- _Problem to solve_
Skip the pictures, please, and write out exactly the lines from the opening of the data through the line containing "cjk = ['Noto Sans CJK SC', 'DejaVu Sans']".

- _Dataset section_

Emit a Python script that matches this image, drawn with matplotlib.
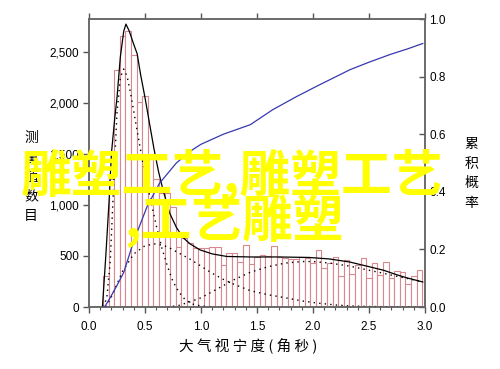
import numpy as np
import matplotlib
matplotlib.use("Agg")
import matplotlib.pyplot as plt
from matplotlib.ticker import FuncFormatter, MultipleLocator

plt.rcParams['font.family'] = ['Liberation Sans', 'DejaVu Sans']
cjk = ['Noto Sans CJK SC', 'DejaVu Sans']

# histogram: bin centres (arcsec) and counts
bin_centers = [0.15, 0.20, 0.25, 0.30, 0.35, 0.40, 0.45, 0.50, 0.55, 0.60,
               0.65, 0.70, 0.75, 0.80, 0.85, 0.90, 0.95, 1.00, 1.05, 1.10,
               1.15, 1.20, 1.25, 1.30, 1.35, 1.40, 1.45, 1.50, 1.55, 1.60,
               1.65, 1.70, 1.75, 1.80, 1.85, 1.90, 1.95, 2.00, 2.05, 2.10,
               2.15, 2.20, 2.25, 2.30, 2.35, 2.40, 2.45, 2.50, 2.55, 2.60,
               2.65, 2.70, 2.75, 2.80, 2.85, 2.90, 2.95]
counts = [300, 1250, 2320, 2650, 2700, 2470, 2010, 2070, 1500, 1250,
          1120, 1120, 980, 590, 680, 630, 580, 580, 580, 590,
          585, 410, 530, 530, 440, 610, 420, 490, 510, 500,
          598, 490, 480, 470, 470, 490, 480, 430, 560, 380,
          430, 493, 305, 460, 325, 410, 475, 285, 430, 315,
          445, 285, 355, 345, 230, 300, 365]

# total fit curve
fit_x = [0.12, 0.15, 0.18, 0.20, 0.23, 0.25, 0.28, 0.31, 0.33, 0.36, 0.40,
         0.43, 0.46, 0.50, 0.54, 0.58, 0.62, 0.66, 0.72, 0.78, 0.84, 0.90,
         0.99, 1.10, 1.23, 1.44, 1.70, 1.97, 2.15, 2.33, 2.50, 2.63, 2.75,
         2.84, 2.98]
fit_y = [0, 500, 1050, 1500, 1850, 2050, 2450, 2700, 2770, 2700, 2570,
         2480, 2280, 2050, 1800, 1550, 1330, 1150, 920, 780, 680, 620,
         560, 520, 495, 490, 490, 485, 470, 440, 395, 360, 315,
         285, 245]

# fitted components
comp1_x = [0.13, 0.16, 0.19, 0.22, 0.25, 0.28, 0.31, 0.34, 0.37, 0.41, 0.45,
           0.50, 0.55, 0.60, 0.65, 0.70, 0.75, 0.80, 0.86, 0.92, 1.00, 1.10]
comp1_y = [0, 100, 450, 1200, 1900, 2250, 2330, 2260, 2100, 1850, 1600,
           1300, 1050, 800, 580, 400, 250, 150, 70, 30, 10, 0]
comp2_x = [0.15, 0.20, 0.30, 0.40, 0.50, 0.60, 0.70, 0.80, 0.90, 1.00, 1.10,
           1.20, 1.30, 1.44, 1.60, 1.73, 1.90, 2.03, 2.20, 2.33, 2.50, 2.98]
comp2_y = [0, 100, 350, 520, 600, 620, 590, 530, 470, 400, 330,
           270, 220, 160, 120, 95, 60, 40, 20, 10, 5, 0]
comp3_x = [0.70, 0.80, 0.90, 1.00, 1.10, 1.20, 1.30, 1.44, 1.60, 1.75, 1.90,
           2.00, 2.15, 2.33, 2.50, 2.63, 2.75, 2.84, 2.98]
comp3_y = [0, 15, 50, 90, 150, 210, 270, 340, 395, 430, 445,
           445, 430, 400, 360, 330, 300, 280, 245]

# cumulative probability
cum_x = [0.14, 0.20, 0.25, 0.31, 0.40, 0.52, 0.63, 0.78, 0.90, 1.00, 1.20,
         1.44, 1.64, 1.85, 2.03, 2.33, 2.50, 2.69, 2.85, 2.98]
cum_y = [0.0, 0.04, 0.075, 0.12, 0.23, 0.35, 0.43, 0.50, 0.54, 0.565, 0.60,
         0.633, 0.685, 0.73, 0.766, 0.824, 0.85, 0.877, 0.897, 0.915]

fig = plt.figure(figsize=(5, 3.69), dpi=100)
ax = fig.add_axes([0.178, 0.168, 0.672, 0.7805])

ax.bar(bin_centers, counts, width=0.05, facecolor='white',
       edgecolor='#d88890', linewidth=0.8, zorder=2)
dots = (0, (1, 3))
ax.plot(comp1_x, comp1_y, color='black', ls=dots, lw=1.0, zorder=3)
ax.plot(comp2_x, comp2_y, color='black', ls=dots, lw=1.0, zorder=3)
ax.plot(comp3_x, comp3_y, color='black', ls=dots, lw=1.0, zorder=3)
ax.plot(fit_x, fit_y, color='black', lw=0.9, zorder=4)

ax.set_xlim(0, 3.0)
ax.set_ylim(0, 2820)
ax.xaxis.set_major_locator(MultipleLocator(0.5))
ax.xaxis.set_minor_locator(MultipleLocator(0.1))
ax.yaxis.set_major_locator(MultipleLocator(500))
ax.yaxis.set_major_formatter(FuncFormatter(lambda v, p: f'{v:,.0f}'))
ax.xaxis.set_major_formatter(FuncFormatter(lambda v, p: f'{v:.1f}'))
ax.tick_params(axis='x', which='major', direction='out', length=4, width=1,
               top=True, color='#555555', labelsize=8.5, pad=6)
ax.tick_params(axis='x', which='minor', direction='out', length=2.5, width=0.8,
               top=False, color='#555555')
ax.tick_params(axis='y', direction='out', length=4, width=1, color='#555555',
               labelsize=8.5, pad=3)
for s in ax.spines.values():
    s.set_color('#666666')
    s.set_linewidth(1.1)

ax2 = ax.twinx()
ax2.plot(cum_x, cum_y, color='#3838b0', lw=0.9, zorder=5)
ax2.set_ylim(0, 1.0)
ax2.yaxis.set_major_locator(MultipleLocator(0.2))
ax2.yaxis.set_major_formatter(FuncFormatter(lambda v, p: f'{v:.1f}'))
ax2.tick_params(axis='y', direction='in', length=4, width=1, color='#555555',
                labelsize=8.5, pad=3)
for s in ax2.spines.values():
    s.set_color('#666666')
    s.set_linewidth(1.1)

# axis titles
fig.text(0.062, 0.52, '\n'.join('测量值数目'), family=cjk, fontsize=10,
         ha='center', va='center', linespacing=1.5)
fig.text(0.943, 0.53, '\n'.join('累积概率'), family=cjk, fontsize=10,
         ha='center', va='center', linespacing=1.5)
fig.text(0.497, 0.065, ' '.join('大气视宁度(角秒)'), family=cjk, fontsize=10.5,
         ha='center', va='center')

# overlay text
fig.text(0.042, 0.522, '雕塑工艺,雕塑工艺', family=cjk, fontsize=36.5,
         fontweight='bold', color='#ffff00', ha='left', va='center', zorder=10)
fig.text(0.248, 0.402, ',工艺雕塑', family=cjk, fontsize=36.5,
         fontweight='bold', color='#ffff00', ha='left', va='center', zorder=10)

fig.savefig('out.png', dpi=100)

- _Correct response_
Emit a Python script that matches this image, drawn with matplotlib.
import numpy as np
import matplotlib
matplotlib.use("Agg")
import matplotlib.pyplot as plt
from matplotlib.ticker import FuncFormatter, MultipleLocator

plt.rcParams['font.family'] = ['Liberation Sans', 'DejaVu Sans']
cjk = ['Noto Sans CJK SC', 'DejaVu Sans']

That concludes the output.